Em defesa do português
Autor de projeto que tramita no Congresso a favor de defesa do português, o líder do governo na Câmara, Aldo Rebelo (PC do B-SP), prefere não se envolver: "Sem emitir opinião sobre esse caso específico, seria importante que o poder público zelasse pelo uso da língua portuguesa nas repartições e nos documentos oficiais".
O uso do idioma inglês na Petrobras, uma empresa multinacional, é comum. Segundo a consultoria Economática, é a 12ª com maior lucro líquido no continente americano -US$ 1,8 bilhão no terceiro trimestre deste ano.
Na década de 90, com o fim do monopólio do petróleo, a Petrobras passou a se associar a empresas estrangeiras para prospectar e explorar petróleo. A empresa argumenta, segundo a Folha apurou, que não havia experiência jurídica no Brasil para fazer esses contratos. Por isso, optou-se por contratos em inglês, quase sempre elegendo corte arbitral em Londres para dirimir disputas.

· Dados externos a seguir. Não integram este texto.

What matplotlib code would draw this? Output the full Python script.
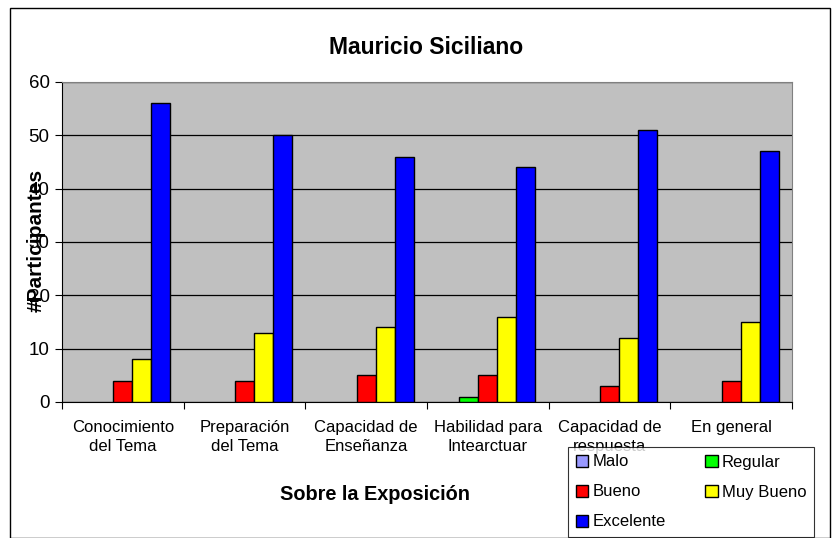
import numpy as np
import matplotlib
matplotlib.use("Agg")
import matplotlib.pyplot as plt
from matplotlib.patches import Rectangle

categories = ["Conocimiento\ndel Tema", "Preparación\ndel Tema", "Capacidad de\nEnseñanza",
              "Habilidad para\nIntearctuar", "Capacidad de\nrespuesta", "En general"]
malo = [0, 0, 0, 0, 0, 0]
regular = [0, 0, 0, 1, 0, 0]
bueno = [4, 4, 5, 5, 3, 4]
muy_bueno = [8, 13, 14, 16, 12, 15]
excelente = [56, 50, 46, 44, 51, 47]

series = [("Malo", malo, "#9999FF"), ("Regular", regular, "#00FF00"),
          ("Bueno", bueno, "#FF0000"), ("Muy Bueno", muy_bueno, "#FFFF00"),
          ("Excelente", excelente, "#0000FF")]

plt.rcParams['font.family'] = ['Liberation Sans', 'DejaVu Sans']

fig = plt.figure(figsize=(8.4, 5.38), dpi=100)
W, H = 840, 538
ax = fig.add_axes([62 / W, 1 - 402 / H, 730 / W, 320 / H])
ax.set_facecolor("#C0C0C0")

x = np.arange(len(categories))
bw = 0.156
handles = {}
for i, (name, vals, col) in enumerate(series):
    lws = [1 if v > 0 else 0 for v in vals]
    ax.bar(x + (i - 2) * bw, vals, bw, color=col, edgecolor="black",
           linewidth=lws, zorder=3)
    handles[name] = Rectangle((0, 0), 1, 1, facecolor=col, edgecolor="black", linewidth=1)

ax.set_xlim(-0.5, len(categories) - 0.5)
ax.set_ylim(0, 60)
ax.set_yticks(range(0, 61, 10))
ax.yaxis.grid(True, color="black", linewidth=0.9, zorder=1)
ax.set_axisbelow(True)
ax.tick_params(axis="y", labelsize=13.5, direction="out", length=5, pad=4)

ax.set_xticks(np.arange(-0.5, len(categories), 1.0))
ax.set_xticklabels([])
ax.set_xticks(x, minor=True)
ax.set_xticklabels(categories, minor=True, fontsize=12, linespacing=1.3)
ax.tick_params(axis="x", which="major", direction="out", length=5)
ax.tick_params(axis="x", which="minor", length=0, pad=13)

for s in ["left", "bottom"]:
    ax.spines[s].set_color("black")
for s in ["top", "right"]:
    ax.spines[s].set_color("#808080")

fig.text(426 / W, 1 - 47 / H, "Mauricio Siciliano", ha="center", va="center",
         fontsize=16.5, fontweight="bold")
fig.text(375 / W, 1 - 494 / H, "Sobre la Exposición", ha="center", va="center",
         fontsize=14.3, fontweight="bold")
fig.text(36 / W, 1 - 240 / H, "#Participantes", ha="center", va="center",
         rotation=90, fontsize=15, fontweight="bold")

order = ["Malo", "Bueno", "Excelente", "Regular", "Muy Bueno"]
leg = ax.legend([handles[n] for n in order], order, ncol=2, loc="upper left",
                bbox_to_anchor=(568 / W, 1 - 447 / H), borderaxespad=0,
                bbox_transform=fig.transFigure, frameon=True, fontsize=12,
                handlelength=0.75, handleheight=0.75, handletextpad=0.25,
                columnspacing=2.4, borderpad=0.45, labelspacing=0.9,
                fancybox=False, edgecolor="black")
leg.get_frame().set_linewidth(0.8)
leg.set_zorder(10)

fig.patches.append(Rectangle((10 / W, 0), 820 / W, 1 - 8 / H, transform=fig.transFigure,
                             fill=False, edgecolor="black", linewidth=1))

fig.savefig("out.png", dpi=100)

Foi um desses contratos que as quatro empresas, três brasileiras (Petrobras, Starfish Oil & Gas e Queiroz Galvão Perfurações) e uma estrangeira (Coplex) assinaram para explorar petróleo na bacia de Santos, em agosto de 2000.
Algum tempo depois, a Coplex sentiu-se prejudicada. Pelo contrato, a Petrobras faz o trabalho de prospecção e repassa os custos às outras empresas do consórcio. Quando o óleo for encontrado, todas se beneficiam. Mas a Coplex achou os custos altos. Quer uma revisão contratual, propondo discutir o assunto legalmente no Brasil, em português.
A disputa não é tão simples como parece. A Coplex está isolada pelas outras três integrantes do consórcio que exploram o bloco BS-3 da bacia de Santos.

Estrangeira
As brasileiras Petrobras, Starfish e Queiroz Galvão não aceitaram os convites da Coplex para mudar o idioma. As três acreditam que a estrangeira deseja apenas usar estratégia para lucrar mais adiante.
Ao não concordar com os custos da Petrobras, a Coplex diz que não pode pagar. Na avaliação das outras consorciadas, a Coplex quer ficar sem aportar capital até ter certeza de que o petróleo será encontrado. Quando isso ocorrer, paga o que deve e garante o direito de exploração. Se o óleo não for encontrado, continua a reclamar na Justiça e economiza dinheiro.
Outro ponto dessa celeuma linguística é que esses contratos e papéis trocados entre os sócios são protegidos por cláusula de sigilo. Como vieram a público, as partes poderão se acusar de alguém ter rompido exigência contratual.
O caso pode se arrastar anos na Justiça. Primeiro em inglês, em Londres. Depois, no Brasil, pois todas as empresas têm sede aqui e o negócio ocorreu dentro do território nacional -em português.